**Exercise goal**
Print out the material that follows word for word.

**Information supplied**
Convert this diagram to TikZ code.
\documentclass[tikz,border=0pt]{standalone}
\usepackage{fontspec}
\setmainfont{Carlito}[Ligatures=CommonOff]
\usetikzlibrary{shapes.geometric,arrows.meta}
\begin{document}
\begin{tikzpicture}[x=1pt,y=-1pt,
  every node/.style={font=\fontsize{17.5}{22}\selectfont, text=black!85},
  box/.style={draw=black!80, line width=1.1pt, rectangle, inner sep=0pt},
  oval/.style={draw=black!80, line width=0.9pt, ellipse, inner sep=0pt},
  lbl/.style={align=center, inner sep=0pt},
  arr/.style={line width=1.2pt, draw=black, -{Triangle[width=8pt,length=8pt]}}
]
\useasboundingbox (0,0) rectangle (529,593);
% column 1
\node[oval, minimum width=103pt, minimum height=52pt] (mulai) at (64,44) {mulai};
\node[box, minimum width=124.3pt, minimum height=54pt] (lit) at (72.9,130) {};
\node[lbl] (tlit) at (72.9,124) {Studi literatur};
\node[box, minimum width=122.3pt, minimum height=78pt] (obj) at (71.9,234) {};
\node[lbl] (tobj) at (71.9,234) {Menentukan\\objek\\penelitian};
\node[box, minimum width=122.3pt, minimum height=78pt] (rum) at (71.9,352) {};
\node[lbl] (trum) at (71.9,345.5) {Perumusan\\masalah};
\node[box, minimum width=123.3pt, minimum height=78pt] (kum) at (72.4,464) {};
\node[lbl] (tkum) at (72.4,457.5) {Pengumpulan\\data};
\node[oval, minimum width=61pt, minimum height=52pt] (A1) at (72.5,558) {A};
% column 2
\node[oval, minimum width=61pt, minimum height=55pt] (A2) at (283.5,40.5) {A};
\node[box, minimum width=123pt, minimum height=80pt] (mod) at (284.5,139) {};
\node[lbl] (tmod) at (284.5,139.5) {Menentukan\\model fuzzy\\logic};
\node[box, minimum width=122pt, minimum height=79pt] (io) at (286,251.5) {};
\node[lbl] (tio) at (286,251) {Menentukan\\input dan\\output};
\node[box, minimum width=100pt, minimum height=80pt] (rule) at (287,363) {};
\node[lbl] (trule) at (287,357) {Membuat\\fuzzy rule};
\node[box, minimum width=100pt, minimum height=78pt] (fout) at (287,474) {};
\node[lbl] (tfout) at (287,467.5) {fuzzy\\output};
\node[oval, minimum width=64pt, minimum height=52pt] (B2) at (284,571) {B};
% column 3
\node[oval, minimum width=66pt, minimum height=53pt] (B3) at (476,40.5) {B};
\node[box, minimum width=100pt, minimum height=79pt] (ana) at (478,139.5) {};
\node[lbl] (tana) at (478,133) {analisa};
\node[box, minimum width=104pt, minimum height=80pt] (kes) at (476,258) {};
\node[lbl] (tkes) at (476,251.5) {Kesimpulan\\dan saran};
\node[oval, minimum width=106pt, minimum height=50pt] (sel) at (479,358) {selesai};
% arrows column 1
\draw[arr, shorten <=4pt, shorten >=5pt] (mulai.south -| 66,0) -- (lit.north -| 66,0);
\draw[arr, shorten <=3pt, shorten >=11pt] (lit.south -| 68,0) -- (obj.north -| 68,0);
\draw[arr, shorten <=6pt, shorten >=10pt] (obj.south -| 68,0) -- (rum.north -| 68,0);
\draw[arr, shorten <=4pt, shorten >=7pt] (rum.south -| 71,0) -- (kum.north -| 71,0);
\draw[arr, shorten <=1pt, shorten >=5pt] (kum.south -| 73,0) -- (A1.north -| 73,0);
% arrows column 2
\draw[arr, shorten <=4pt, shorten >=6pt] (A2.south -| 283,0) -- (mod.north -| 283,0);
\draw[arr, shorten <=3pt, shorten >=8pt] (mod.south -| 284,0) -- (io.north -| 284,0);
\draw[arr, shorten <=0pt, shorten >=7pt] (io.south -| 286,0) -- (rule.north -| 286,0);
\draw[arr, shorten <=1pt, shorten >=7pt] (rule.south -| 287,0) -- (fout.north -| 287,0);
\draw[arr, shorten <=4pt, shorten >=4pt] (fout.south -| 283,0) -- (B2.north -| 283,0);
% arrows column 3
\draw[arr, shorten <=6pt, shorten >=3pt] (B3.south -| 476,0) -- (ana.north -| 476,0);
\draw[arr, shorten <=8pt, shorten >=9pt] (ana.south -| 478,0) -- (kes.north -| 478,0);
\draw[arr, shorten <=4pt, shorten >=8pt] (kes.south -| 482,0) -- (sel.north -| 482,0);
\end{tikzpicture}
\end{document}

**Solution**
Convert this diagram to TikZ code.
\documentclass[tikz,border=0pt]{standalone}
\usepackage{fontspec}
\setmainfont{Carlito}[Ligatures=CommonOff]
\usetikzlibrary{shapes.geometric,arrows.meta}
\begin{document}
\begin{tikzpicture}[x=1pt,y=-1pt,
  every node/.style={font=\fontsize{17.5}{22}\selectfont, text=black!85},
  box/.style={draw=black!80, line width=1.1pt, rectangle, inner sep=0pt},
  oval/.style={draw=black!80, line width=0.9pt, ellipse, inner sep=0pt},
  lbl/.style={align=center, inner sep=0pt},
  arr/.style={line width=1.2pt, draw=black, -{Triangle[width=8pt,length=8pt]}}
]
\useasboundingbox (0,0) rectangle (529,593);
% column 1
\node[oval, minimum width=103pt, minimum height=52pt] (mulai) at (64,44) {mulai};
\node[box, minimum width=124.3pt, minimum height=54pt] (lit) at (72.9,130) {};
\node[lbl] (tlit) at (72.9,124) {Studi literatur};
\node[box, minimum width=122.3pt, minimum height=78pt] (obj) at (71.9,234) {};
\node[lbl] (tobj) at (71.9,234) {Menentukan\\objek\\penelitian};
\node[box, minimum width=122.3pt, minimum height=78pt] (rum) at (71.9,352) {};
\node[lbl] (trum) at (71.9,345.5) {Perumusan\\masalah};
\node[box, minimum width=123.3pt, minimum height=78pt] (kum) at (72.4,464) {};
\node[lbl] (tkum) at (72.4,457.5) {Pengumpulan\\data};
\node[oval, minimum width=61pt, minimum height=52pt] (A1) at (72.5,558) {A};
% column 2
\node[oval, minimum width=61pt, minimum height=55pt] (A2) at (283.5,40.5) {A};
\node[box, minimum width=123pt, minimum height=80pt] (mod) at (284.5,139) {};
\node[lbl] (tmod) at (284.5,139.5) {Menentukan\\model fuzzy\\logic};
\node[box, minimum width=122pt, minimum height=79pt] (io) at (286,251.5) {};
\node[lbl] (tio) at (286,251) {Menentukan\\input dan\\output};
\node[box, minimum width=100pt, minimum height=80pt] (rule) at (287,363) {};
\node[lbl] (trule) at (287,357) {Membuat\\fuzzy rule};
\node[box, minimum width=100pt, minimum height=78pt] (fout) at (287,474) {};
\node[lbl] (tfout) at (287,467.5) {fuzzy\\output};
\node[oval, minimum width=64pt, minimum height=52pt] (B2) at (284,571) {B};
% column 3
\node[oval, minimum width=66pt, minimum height=53pt] (B3) at (476,40.5) {B};
\node[box, minimum width=100pt, minimum height=79pt] (ana) at (478,139.5) {};
\node[lbl] (tana) at (478,133) {analisa};
\node[box, minimum width=104pt, minimum height=80pt] (kes) at (476,258) {};
\node[lbl] (tkes) at (476,251.5) {Kesimpulan\\dan saran};
\node[oval, minimum width=106pt, minimum height=50pt] (sel) at (479,358) {selesai};
% arrows column 1
\draw[arr, shorten <=4pt, shorten >=5pt] (mulai.south -| 66,0) -- (lit.north -| 66,0);
\draw[arr, shorten <=3pt, shorten >=11pt] (lit.south -| 68,0) -- (obj.north -| 68,0);
\draw[arr, shorten <=6pt, shorten >=10pt] (obj.south -| 68,0) -- (rum.north -| 68,0);
\draw[arr, shorten <=4pt, shorten >=7pt] (rum.south -| 71,0) -- (kum.north -| 71,0);
\draw[arr, shorten <=1pt, shorten >=5pt] (kum.south -| 73,0) -- (A1.north -| 73,0);
% arrows column 2
\draw[arr, shorten <=4pt, shorten >=6pt] (A2.south -| 283,0) -- (mod.north -| 283,0);
\draw[arr, shorten <=3pt, shorten >=8pt] (mod.south -| 284,0) -- (io.north -| 284,0);
\draw[arr, shorten <=0pt, shorten >=7pt] (io.south -| 286,0) -- (rule.north -| 286,0);
\draw[arr, shorten <=1pt, shorten >=7pt] (rule.south -| 287,0) -- (fout.north -| 287,0);
\draw[arr, shorten <=4pt, shorten >=4pt] (fout.south -| 283,0) -- (B2.north -| 283,0);
% arrows column 3
\draw[arr, shorten <=6pt, shorten >=3pt] (B3.south -| 476,0) -- (ana.north -| 476,0);
\draw[arr, shorten <=8pt, shorten >=9pt] (ana.south -| 478,0) -- (kes.north -| 478,0);
\draw[arr, shorten <=4pt, shorten >=8pt] (kes.south -| 482,0) -- (sel.north -| 482,0);
\end{tikzpicture}
\end{document}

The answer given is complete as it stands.